In terms of settling down, many people who have looked to explore life in Canada have complained about the struggles of finding a new job without prior Canadian experience, showing a lack of direct possibilities for those looking to start a new life.
More details on the cost of visa permits for work or study can be found here.
2. The cost of living can be high.
While Canadians certainly enjoy a high standard of living, that certainly comes at a cost.
Taxes and tariffs can make living in Canada an initially very expensive proposition, especially for those looking to explore new work opportunities or renting in major cities and prominent towns.
Many of the social systems Canadians enjoy are funded by high taxation, which may come as a shock to American visitors.
Essential Tips for Moving to Canada
Sold on moving to Canada? Here are some key tips to help you start prepping for the move.
Canada is really, really big!
The great thing about Canada is even if you don’t quite jive with one part of it, there’s still so much to enjoy!

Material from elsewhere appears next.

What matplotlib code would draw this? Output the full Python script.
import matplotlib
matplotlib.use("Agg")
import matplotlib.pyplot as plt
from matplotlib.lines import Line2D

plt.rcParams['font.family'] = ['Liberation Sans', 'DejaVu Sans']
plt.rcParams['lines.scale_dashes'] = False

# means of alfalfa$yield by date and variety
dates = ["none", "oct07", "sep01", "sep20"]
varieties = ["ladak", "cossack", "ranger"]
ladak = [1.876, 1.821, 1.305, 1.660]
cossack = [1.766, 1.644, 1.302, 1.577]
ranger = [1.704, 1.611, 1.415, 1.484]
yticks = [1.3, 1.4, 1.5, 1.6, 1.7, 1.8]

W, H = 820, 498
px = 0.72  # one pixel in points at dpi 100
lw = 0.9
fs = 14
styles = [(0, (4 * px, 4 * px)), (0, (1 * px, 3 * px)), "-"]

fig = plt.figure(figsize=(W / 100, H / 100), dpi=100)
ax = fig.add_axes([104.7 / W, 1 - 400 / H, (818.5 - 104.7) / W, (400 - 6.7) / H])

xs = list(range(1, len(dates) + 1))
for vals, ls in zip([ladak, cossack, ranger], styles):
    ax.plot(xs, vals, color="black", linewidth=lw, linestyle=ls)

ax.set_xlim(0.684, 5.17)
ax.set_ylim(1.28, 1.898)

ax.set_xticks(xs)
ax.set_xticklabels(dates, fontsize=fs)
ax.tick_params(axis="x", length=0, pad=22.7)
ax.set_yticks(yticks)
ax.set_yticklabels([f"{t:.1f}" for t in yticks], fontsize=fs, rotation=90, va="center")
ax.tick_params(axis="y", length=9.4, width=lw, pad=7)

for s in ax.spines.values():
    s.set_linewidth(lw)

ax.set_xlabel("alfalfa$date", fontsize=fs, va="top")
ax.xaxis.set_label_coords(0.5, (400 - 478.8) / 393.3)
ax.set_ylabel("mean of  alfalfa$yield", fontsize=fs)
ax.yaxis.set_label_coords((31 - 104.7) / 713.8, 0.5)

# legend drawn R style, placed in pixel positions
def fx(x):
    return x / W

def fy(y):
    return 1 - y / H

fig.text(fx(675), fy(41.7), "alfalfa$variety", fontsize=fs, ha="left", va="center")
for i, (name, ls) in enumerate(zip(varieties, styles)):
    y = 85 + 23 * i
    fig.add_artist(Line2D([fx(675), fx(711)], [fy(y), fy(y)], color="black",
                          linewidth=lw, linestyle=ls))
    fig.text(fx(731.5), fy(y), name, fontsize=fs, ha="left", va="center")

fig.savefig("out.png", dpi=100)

The country is one of the largest in the world, second only to Russia. That’s ten million square kilometers!
We could go through all the incredible stats, such as how you could fit 40 (that’s right, 40) United Kingdoms into Canada, but the real key is how this size breeds such a fascinating variety of landscapes you can call home.

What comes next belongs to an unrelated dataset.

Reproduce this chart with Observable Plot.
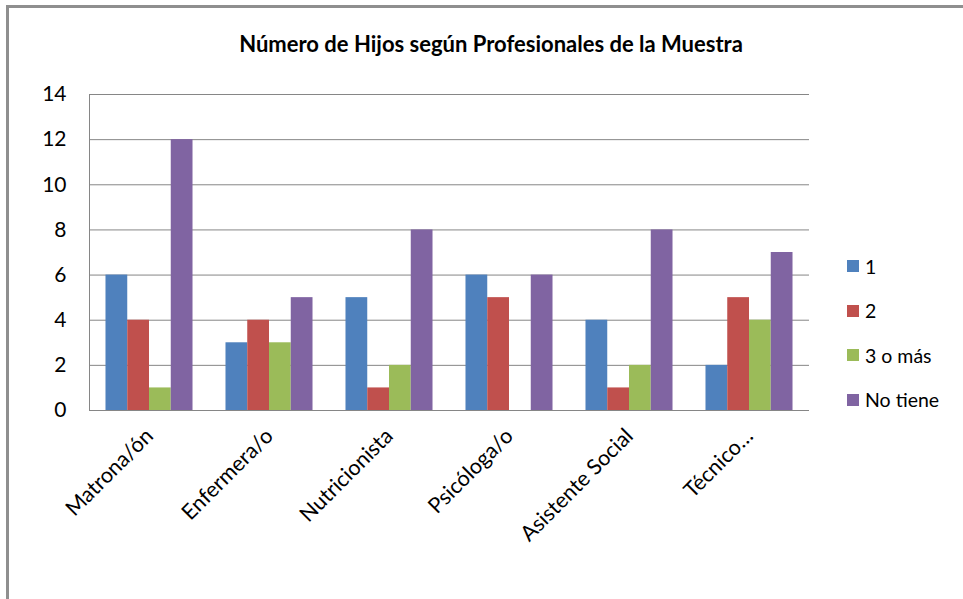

Great lakes, gloriously remote snowy locations, major metropolitan cities, quaint traditional towns, and more are available to explore. Canada is as diverse as it is large. If you’re willing to commit to this great country, you’re bound to find a place that suits you.
Expert opinions can help with culture shock.
No matter where you move, whether it’s 20 minutes down the road or across the Atlantic Ocean, it’s important to have people you can lean on for expert advice.
While anyone moving from the United States, Europe or Australia will see a lot of similarities in the Canadian system and way of life, there will always be elements of culture shock and slightly different ways of doing things that make the essentials of life a little difficult to get used to.
Before moving permanently, consult experts on everything from housing to transport to social faux pas.
If you’re moving to Ottawa and unsure of how to buy a home, for example, Breezeful explains the types of mortgage rates available to new residents. If you’re looking for ways to get around Vancouver without a car, then Arrivein can give you a leg up on transport systems and financial help to budget for a vehicle. Or, if you’re facing the challenge of moving your family to Canada, then lean on popular bloggers such as Honey and Betts for advice.
There are two official languages.
Due to the nature of its colonization, Canada famously has two national languages: French and English.
The two languages enjoy equal status in the land of the maple leaf, however, you’ll largely find people speaking the latter in most areas outside of eastern provinces such as Quebec.
In some areas, this cultural heritage is taken very seriously, with the OQLF ensuring the French language is used across schools and businesses. This is very important for anyone moving to one of these areas with dreams of starting their own operation.
There are few countries in the world as enticing as Canada, and with good reason. As we’ve outlined, Canada can be an expensive place to live, but if you have the money you’ll enjoy a high standard of living in beautiful locales perfect for living out your youth, raising a family, or pioneering your business.